WHAT YOU HAVE TO DO: The line holding "0.0130, 0.0077, 0.0032]" is the last one to output; start at the first line of the data, keep every line in between exactly, and leave out pictures.

AVAILABLE DATA:
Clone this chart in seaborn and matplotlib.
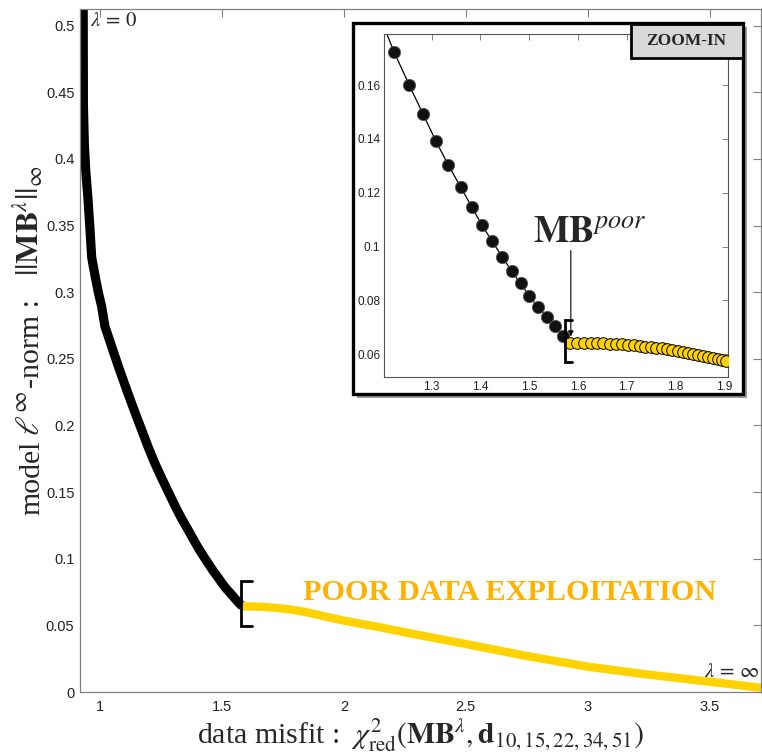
import numpy as np
import pandas as pd
import matplotlib
matplotlib.use("Agg")
import matplotlib.pyplot as plt
from matplotlib.patches import Rectangle
import seaborn as sns

# ---------------- data ----------------
early_x = [0.931, 0.932, 0.936, 0.942, 0.950, 0.958, 0.966, 0.980, 0.993, 1.007,
           1.020, 1.050, 1.080, 1.110, 1.140, 1.170, 1.197]
early_y = [0.520, 0.440, 0.410, 0.390, 0.372, 0.350, 0.326, 0.312, 0.300, 0.289,
           0.2745, 0.2580, 0.2418, 0.2264, 0.2114, 0.1970, 0.1840]

good_x = [1.2234, 1.2541, 1.2828, 1.3088, 1.3340, 1.3594, 1.3820, 1.4031, 1.4242,
          1.4447, 1.4639, 1.4824, 1.5000, 1.5172, 1.5357, 1.5520, 1.5697]
good_y = [0.1722, 0.1600, 0.1491, 0.1392, 0.1303, 0.1222, 0.1148, 0.1080, 0.1019,
          0.0962, 0.0909, 0.0863, 0.0817, 0.0776, 0.0739, 0.0704, 0.0668]

poor_x = [1.5834, 1.5984, 1.6121, 1.6264, 1.6394, 1.6517, 1.6654, 1.6777, 1.6900,
          1.7029, 1.7146, 1.7268, 1.7377, 1.7494, 1.7610, 1.7719, 1.7828, 1.7938,
          1.8047, 1.8156, 1.8258, 1.8361, 1.8463, 1.8566, 1.8668, 1.8771, 1.8873,
          1.8955, 1.9030]
poor_y = [0.0643, 0.0643, 0.0642, 0.0642, 0.0641, 0.0640, 0.0639, 0.0637, 0.0636,
          0.0634, 0.0632, 0.0630, 0.0628, 0.0626, 0.0623, 0.0621, 0.0618, 0.0615,
          0.0612, 0.0609, 0.0605, 0.0602, 0.0598, 0.0594, 0.0590, 0.0586, 0.0582,
          0.0579, 0.0575]

tail_x = [2.00, 2.15, 2.30, 2.50, 2.75, 3.00, 3.25, 3.50, 3.71]
tail_y = [0.0535, 0.0485, 0.0430, 0.0360, 0.0270, 0.0190, 0.0130, 0.0077, 0.0032]

main_xticks = [1, 1.5, 2, 2.5, 3, 3.5]
main_xticklabels = ["1", "1.5", "2", "2.5", "3", "3.5"]
main_yticks = [0, 0.05, 0.1, 0.15, 0.2, 0.25, 0.3, 0.35, 0.4, 0.45, 0.5]
main_yticklabels = ["0", "0.05", "0.1", "0.15", "0.2", "0.25", "0.3", "0.35", "0.4", "0.45", "0.5"]
inset_xticks = [1.3, 1.4, 1.5, 1.6, 1.7, 1.8, 1.9]
inset_xticklabels = ["1.3", "1.4", "1.5", "1.6", "1.7", "1.8", "1.9"]
inset_yticks = [0.06, 0.08, 0.10, 0.12, 0.14, 0.16]
inset_yticklabels = ["0.06", "0.08", "0.1", "0.12", "0.14", "0.16"]

ylabel_parts = ["model", r"$\ell^{\infty}$", "-norm :", r"$||\mathbf{MB}^{\lambda}||_{\infty}$"]

# ---------------- style ----------------
sns.set_theme(style="white")
plt.rcParams["font.family"] = ["Liberation Sans", "DejaVu Sans"]
plt.rcParams["mathtext.fontset"] = "stix"

BLACK = "#000000"
YELLOW = "#FFD200"
ORANGE = "#FFB300"
SPINE = "#808080"
SERIF = ["Liberation Serif", "DejaVu Serif"]

good_df = pd.DataFrame({"x": early_x + good_x + poor_x[:1], "y": early_y + good_y + poor_y[:1]})
poor_df = pd.DataFrame({"x": poor_x + tail_x, "y": poor_y + tail_y})
all_df = pd.DataFrame({"x": early_x + good_x + poor_x, "y": early_y + good_y + poor_y})
gm_df = pd.DataFrame({"x": good_x, "y": good_y})
pm_df = pd.DataFrame({"x": poor_x, "y": poor_y})

fig = plt.figure(figsize=(7.62, 7.55), dpi=100)
ax = fig.add_axes([80 / 762, 1 - 692 / 755, 681 / 762, 683 / 755])

# main curves
sns.lineplot(data=good_df, x="x", y="y", sort=False, estimator=None, ax=ax,
             color=BLACK, lw=6.6, solid_capstyle="butt", solid_joinstyle="round")
sns.lineplot(data=poor_df, x="x", y="y", sort=False, estimator=None, ax=ax,
             color=YELLOW, lw=6.0, solid_capstyle="butt", solid_joinstyle="round")

ax.set_xlim(0.918, 3.71)
ax.set_ylim(0, 0.5125)
ax.set_xticks(main_xticks)
ax.set_xticklabels(main_xticklabels)
ax.set_yticks(main_yticks)
ax.set_yticklabels(main_yticklabels)
ax.tick_params(direction="in", top=True, right=True, length=6, width=0.8,
               color=SPINE, labelsize=10.5, labelcolor="#222222")
ax.tick_params(axis="x", pad=6)
ax.tick_params(axis="y", pad=4)
for s in ax.spines.values():
    s.set_visible(True)
    s.set_color(SPINE)
    s.set_linewidth(0.9)

ax.set_xlabel(r"data misfit :  $\chi^2_{\rm red}(\mathbf{MB}^{\lambda},\mathbf{d}_{10,15,22,34,51})$",
              fontsize=21.5, family=SERIF, labelpad=2)
ax.set_ylabel("")

# y label composed of pieces sharing one baseline (larger math parts)
renderer = fig.canvas.get_renderer()
base_x = 39 / 762
part_size = [21.5, 24, 21.5, 23]
part_gap = [0, 5, 3, 0]
py = 515.0
for i, (txt, fs) in enumerate(zip(ylabel_parts, part_size)):
    kw = dict(family=SERIF) if not txt.startswith("$") else {}
    if i == 3:
        py = min(py - 12, 276.0)
    else:
        py -= part_gap[i]
    t = fig.text(base_x, 1 - py / 755, txt, rotation=90, rotation_mode="anchor",
                 ha="left", va="baseline", fontsize=fs, **kw)
    bb = t.get_window_extent(renderer)
    py -= bb.height

# bracket at the split point (main)
bx = poor_x[0] - 0.006
ax.plot([bx + 0.045, bx, bx, bx + 0.045], [0.0832, 0.0832, 0.0495, 0.0495],
        color=BLACK, lw=2.0, solid_joinstyle="miter")

ax.text(0.957, 0.5035, r"$\lambda\,=\,0$", fontsize=15, ha="left", va="center")
ax.text(3.475, 0.0155, r"$\lambda\,=\,\infty$", fontsize=15, ha="left", va="center")
ax.text(1.832, 0.0745, "POOR DATA EXPLOITATION", color=ORANGE, fontsize=21.8,
        fontweight="bold", family=SERIF, ha="left", va="center")

# ---------------- inset frame ----------------
fx0, fx1 = 353 / 762, 743 / 762
fy0, fy1 = 1 - 394 / 755, 1 - 23 / 755
shadow = Rectangle((fx0 + 4 / 762, fy0 - 4 / 755), fx1 - fx0, fy1 - fy0,
                   transform=fig.transFigure, facecolor="#9a9a9a", edgecolor="none",
                   zorder=1)
frame = Rectangle((fx0, fy0), fx1 - fx0, fy1 - fy0, transform=fig.transFigure,
                  facecolor="white", edgecolor=BLACK, lw=2.4, zorder=1.1)
fig.patches.extend([shadow, frame])

axi = fig.add_axes([384.3 / 762, 1 - 376.7 / 755, 343.4 / 762, 342.7 / 755])
axi.set_zorder(2)
sns.lineplot(data=all_df, x="x", y="y", sort=False, estimator=None, ax=axi,
             color=BLACK, lw=0.9)
sns.scatterplot(data=gm_df, x="x", y="y", ax=axi, color="#111111", s=78,
                edgecolor="#555555", linewidth=0.6, zorder=3)
sns.scatterplot(data=pm_df, x="x", y="y", ax=axi, color=YELLOW, s=70,
                edgecolor=BLACK, linewidth=0.7, zorder=3)
axi.set_xlim(1.203, 1.907)
axi.set_ylim(0.0516, 0.179)
axi.set_xticks(inset_xticks)
axi.set_xticklabels(inset_xticklabels)
axi.set_yticks(inset_yticks)
axi.set_yticklabels(inset_yticklabels)
axi.set_xlabel("")
axi.set_ylabel("")
axi.tick_params(direction="in", top=True, right=True, length=4, width=0.7,
                color=SPINE, labelsize=8.5, labelcolor="#222222", pad=3)
for s in axi.spines.values():
    s.set_visible(True)
    s.set_color("#555555")
    s.set_linewidth(0.8)

# inset bracket + arrow + label
ibx = poor_x[0] - 0.010
axi.plot([ibx + 0.014, ibx, ibx, ibx + 0.014], [0.0726, 0.0726, 0.0570, 0.0570],
         color=BLACK, lw=2.0, solid_joinstyle="miter", zorder=4)
axi.annotate("", xy=(poor_x[0] + 0.002, 0.0655), xytext=(poor_x[0] + 0.002, 0.0995),
             arrowprops=dict(arrowstyle="-|>", color=BLACK, lw=0.8, mutation_scale=8),
             zorder=4)
axi.text(1.508, 0.1017, r"$\mathbf{MB}^{\mathit{poor}}$", fontsize=27,
         ha="left", va="baseline")

# ZOOM-IN tag
zb = Rectangle((631 / 762, 1 - 58 / 755), 112 / 762, 34 / 755, transform=fig.transFigure,
               facecolor="#d9d9d9", edgecolor=BLACK, lw=2.0, zorder=3)
fig.patches.append(zb)
fig.text((631 + 55) / 762, 1 - 41 / 755, "ZOOM-IN", family=SERIF, fontweight="bold",
         fontsize=12.5, ha="center", va="center", zorder=4)

fig.savefig("out.png", dpi=100)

WRITTEN RESPONSE:
Clone this chart in seaborn and matplotlib.
import numpy as np
import pandas as pd
import matplotlib
matplotlib.use("Agg")
import matplotlib.pyplot as plt
from matplotlib.patches import Rectangle
import seaborn as sns

# ---------------- data ----------------
early_x = [0.931, 0.932, 0.936, 0.942, 0.950, 0.958, 0.966, 0.980, 0.993, 1.007,
           1.020, 1.050, 1.080, 1.110, 1.140, 1.170, 1.197]
early_y = [0.520, 0.440, 0.410, 0.390, 0.372, 0.350, 0.326, 0.312, 0.300, 0.289,
           0.2745, 0.2580, 0.2418, 0.2264, 0.2114, 0.1970, 0.1840]

good_x = [1.2234, 1.2541, 1.2828, 1.3088, 1.3340, 1.3594, 1.3820, 1.4031, 1.4242,
          1.4447, 1.4639, 1.4824, 1.5000, 1.5172, 1.5357, 1.5520, 1.5697]
good_y = [0.1722, 0.1600, 0.1491, 0.1392, 0.1303, 0.1222, 0.1148, 0.1080, 0.1019,
          0.0962, 0.0909, 0.0863, 0.0817, 0.0776, 0.0739, 0.0704, 0.0668]

poor_x = [1.5834, 1.5984, 1.6121, 1.6264, 1.6394, 1.6517, 1.6654, 1.6777, 1.6900,
          1.7029, 1.7146, 1.7268, 1.7377, 1.7494, 1.7610, 1.7719, 1.7828, 1.7938,
          1.8047, 1.8156, 1.8258, 1.8361, 1.8463, 1.8566, 1.8668, 1.8771, 1.8873,
          1.8955, 1.9030]
poor_y = [0.0643, 0.0643, 0.0642, 0.0642, 0.0641, 0.0640, 0.0639, 0.0637, 0.0636,
          0.0634, 0.0632, 0.0630, 0.0628, 0.0626, 0.0623, 0.0621, 0.0618, 0.0615,
          0.0612, 0.0609, 0.0605, 0.0602, 0.0598, 0.0594, 0.0590, 0.0586, 0.0582,
          0.0579, 0.0575]

tail_x = [2.00, 2.15, 2.30, 2.50, 2.75, 3.00, 3.25, 3.50, 3.71]
tail_y = [0.0535, 0.0485, 0.0430, 0.0360, 0.0270, 0.0190, 0.0130, 0.0077, 0.0032]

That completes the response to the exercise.